Problem requirements: Retype exactly the lines from the line containing "Generate a Python" through the line containing "import plotly.graph_objects as go", both included, and nothing more; skip the pictures.

Information provided:
# # # # # # #

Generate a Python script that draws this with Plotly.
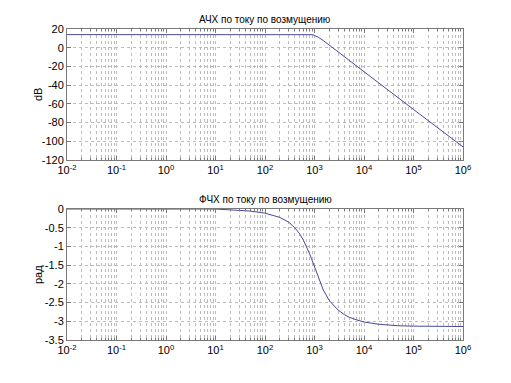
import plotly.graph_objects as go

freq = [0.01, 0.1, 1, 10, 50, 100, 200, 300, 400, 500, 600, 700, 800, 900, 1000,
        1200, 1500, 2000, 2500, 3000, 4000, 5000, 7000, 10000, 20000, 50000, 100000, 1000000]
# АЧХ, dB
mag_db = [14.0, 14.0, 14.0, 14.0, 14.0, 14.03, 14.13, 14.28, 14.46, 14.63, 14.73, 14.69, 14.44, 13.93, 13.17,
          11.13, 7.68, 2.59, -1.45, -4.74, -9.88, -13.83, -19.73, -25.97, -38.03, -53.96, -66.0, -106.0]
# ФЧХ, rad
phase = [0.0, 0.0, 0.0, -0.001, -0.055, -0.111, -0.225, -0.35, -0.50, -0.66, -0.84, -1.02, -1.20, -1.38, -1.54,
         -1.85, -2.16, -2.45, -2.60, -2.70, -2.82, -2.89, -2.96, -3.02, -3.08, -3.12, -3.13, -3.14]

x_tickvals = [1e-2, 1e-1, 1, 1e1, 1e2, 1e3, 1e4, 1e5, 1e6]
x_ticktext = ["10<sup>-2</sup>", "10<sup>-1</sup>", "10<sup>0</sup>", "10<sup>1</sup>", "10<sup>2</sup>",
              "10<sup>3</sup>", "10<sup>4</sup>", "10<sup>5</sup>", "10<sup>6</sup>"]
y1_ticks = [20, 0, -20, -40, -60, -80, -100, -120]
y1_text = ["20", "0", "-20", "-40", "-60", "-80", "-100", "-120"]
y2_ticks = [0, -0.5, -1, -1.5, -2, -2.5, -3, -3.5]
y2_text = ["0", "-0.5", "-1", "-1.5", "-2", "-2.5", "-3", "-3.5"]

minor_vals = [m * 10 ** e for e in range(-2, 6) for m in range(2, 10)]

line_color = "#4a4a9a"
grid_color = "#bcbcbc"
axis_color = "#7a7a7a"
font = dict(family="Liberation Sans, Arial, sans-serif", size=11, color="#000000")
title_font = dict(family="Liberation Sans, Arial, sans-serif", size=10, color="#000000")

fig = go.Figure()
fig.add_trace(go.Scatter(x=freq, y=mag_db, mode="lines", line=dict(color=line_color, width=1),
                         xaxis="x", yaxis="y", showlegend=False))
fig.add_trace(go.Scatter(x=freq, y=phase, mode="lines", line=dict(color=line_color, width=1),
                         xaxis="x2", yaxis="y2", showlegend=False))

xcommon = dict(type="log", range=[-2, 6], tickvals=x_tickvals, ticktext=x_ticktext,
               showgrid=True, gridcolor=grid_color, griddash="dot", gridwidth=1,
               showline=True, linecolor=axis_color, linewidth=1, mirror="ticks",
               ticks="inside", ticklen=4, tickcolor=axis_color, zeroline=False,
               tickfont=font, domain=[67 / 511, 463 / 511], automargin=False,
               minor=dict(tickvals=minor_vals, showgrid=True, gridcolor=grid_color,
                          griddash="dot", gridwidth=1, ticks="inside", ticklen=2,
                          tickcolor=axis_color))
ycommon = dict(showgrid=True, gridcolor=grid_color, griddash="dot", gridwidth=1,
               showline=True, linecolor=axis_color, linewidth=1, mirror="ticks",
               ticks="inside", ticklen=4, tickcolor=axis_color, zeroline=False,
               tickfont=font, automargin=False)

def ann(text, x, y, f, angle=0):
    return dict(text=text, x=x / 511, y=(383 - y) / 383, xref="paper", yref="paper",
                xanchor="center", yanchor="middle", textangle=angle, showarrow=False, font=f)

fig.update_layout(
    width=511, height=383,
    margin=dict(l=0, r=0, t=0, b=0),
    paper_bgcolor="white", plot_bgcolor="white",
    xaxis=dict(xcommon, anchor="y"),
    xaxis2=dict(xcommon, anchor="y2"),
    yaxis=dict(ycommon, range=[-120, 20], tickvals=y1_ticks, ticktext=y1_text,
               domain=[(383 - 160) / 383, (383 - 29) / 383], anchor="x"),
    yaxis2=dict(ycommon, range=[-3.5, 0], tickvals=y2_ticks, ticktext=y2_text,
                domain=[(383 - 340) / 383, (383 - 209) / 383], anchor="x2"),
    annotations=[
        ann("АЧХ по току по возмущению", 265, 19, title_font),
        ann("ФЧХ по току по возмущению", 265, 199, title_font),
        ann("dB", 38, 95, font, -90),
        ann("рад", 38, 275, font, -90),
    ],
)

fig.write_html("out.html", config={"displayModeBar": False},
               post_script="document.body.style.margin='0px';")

# # # # # # #

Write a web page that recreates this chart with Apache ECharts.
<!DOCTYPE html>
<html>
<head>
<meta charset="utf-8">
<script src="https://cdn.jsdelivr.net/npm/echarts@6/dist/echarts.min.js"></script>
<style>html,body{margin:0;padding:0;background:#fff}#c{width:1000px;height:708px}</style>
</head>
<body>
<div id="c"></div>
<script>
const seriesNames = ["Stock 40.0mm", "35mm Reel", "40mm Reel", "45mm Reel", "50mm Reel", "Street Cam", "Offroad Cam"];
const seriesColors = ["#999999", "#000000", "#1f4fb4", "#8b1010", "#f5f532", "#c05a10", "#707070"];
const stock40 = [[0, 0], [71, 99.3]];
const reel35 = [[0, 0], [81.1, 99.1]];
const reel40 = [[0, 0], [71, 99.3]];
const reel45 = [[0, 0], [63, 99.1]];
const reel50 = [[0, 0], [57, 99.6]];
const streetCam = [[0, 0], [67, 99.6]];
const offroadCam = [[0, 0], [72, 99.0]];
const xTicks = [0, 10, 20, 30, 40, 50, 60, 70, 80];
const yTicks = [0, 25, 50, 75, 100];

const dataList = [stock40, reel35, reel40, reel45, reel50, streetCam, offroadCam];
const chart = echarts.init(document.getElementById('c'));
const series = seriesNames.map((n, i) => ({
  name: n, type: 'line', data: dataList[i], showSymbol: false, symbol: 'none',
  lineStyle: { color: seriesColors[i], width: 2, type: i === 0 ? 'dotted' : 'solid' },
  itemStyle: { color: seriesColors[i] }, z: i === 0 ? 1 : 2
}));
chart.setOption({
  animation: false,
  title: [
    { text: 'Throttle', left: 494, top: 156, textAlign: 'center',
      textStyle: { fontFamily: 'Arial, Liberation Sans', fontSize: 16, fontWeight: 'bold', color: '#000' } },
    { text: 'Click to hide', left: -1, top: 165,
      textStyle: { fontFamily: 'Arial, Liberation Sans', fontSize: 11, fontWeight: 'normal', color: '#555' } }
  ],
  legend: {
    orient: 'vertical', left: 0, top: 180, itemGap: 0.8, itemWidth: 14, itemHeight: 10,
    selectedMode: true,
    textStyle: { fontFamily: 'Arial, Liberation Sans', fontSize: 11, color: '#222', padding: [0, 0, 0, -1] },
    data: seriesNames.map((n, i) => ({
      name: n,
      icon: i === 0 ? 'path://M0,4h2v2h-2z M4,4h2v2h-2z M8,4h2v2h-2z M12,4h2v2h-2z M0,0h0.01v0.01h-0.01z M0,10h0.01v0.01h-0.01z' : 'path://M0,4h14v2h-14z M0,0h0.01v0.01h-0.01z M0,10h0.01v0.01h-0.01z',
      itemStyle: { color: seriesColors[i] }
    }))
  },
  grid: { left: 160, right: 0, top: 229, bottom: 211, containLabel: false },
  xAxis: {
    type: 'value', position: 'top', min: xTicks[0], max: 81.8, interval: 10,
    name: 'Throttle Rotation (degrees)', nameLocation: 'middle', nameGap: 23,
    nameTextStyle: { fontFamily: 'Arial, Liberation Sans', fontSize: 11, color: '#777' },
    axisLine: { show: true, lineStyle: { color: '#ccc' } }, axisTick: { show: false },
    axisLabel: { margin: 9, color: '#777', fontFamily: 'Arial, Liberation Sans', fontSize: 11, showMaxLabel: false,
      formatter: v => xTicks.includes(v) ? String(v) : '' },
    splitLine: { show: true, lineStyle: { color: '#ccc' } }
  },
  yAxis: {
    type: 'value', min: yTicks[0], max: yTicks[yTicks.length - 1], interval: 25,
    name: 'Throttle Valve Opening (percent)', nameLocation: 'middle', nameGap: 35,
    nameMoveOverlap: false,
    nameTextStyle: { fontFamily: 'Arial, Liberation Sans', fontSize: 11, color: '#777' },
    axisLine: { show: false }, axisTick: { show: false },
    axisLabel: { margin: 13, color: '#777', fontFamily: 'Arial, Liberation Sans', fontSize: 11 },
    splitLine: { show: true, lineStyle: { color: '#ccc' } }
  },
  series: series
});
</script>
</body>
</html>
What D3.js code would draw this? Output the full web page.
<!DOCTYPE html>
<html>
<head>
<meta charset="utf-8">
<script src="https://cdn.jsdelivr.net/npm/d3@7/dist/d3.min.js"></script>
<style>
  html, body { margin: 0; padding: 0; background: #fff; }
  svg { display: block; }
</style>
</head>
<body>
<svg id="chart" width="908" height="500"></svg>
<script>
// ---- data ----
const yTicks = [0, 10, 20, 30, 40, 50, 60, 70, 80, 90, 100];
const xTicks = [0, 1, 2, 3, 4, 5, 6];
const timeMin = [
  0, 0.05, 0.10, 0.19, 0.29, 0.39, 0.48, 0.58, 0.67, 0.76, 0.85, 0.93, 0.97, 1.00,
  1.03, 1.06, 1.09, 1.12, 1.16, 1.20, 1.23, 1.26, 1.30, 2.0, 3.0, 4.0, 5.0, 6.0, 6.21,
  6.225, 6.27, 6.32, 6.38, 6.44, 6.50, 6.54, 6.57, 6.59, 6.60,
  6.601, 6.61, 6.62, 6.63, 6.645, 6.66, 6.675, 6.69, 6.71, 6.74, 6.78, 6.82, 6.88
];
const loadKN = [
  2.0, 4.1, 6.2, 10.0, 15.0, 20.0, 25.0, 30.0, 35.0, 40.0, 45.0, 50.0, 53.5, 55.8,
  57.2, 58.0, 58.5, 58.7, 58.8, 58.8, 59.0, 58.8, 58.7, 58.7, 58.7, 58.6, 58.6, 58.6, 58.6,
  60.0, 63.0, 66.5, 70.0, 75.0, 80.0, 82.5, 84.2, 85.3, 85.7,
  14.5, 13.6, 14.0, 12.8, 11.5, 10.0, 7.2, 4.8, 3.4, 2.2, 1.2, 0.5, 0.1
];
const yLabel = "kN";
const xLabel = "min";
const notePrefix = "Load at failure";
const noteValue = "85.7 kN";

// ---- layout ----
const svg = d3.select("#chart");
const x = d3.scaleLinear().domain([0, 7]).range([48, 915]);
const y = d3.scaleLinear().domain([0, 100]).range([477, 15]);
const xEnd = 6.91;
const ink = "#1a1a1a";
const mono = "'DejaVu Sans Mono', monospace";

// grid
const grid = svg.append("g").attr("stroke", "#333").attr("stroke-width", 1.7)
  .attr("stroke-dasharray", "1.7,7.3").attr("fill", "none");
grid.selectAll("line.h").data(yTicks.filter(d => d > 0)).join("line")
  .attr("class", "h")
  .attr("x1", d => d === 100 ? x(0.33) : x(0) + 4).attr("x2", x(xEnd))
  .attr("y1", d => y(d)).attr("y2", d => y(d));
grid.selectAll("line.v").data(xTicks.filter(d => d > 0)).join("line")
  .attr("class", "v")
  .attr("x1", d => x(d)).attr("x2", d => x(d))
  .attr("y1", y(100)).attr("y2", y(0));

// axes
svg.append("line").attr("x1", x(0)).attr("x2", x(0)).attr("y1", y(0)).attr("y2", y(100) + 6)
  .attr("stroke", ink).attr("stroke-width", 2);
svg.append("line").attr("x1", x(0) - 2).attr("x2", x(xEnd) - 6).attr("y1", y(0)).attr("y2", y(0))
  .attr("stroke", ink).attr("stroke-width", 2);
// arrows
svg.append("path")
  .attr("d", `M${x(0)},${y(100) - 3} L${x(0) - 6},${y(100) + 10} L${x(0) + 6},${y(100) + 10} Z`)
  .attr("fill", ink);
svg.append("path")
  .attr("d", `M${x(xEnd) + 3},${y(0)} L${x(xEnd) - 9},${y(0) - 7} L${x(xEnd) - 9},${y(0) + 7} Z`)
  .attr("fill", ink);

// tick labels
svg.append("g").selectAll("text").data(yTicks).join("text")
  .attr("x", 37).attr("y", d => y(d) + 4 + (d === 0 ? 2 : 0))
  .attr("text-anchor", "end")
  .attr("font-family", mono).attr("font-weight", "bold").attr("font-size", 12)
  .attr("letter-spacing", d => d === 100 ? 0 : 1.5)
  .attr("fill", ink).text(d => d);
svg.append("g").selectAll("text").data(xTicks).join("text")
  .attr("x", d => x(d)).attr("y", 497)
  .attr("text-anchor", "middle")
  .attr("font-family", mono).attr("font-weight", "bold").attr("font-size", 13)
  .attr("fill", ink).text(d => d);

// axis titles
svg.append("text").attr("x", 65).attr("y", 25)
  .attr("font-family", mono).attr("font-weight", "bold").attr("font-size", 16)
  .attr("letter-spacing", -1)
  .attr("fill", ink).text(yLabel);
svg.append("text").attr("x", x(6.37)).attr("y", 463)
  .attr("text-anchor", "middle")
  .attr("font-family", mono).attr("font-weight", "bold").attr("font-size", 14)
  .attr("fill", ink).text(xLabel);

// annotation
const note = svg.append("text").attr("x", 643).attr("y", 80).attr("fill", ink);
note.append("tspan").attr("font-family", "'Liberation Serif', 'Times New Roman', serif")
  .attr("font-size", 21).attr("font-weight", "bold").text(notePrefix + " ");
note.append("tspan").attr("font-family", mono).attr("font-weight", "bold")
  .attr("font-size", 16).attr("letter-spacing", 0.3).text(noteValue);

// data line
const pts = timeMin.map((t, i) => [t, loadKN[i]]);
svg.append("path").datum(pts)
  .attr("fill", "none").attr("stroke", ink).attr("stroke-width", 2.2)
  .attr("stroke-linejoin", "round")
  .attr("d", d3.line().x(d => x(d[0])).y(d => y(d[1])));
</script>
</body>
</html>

# # # # # # #

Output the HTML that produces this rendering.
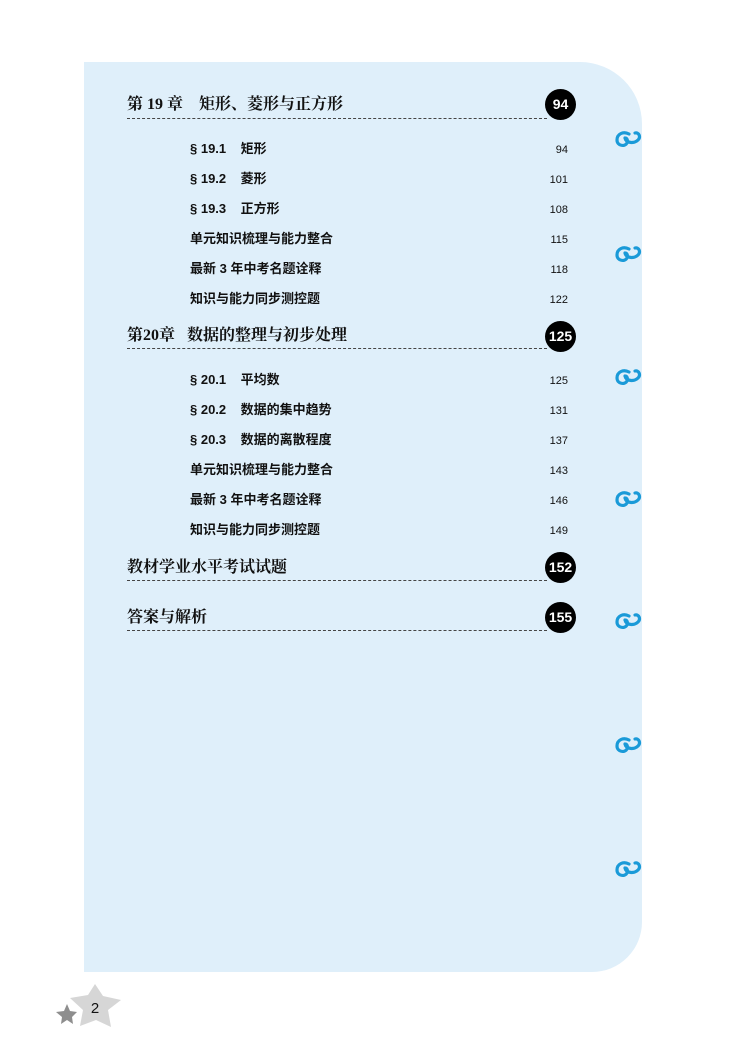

# # # # # # #

Answer to the exercise:
Generate a Python script that draws this with Plotly.
import plotly.graph_objects as go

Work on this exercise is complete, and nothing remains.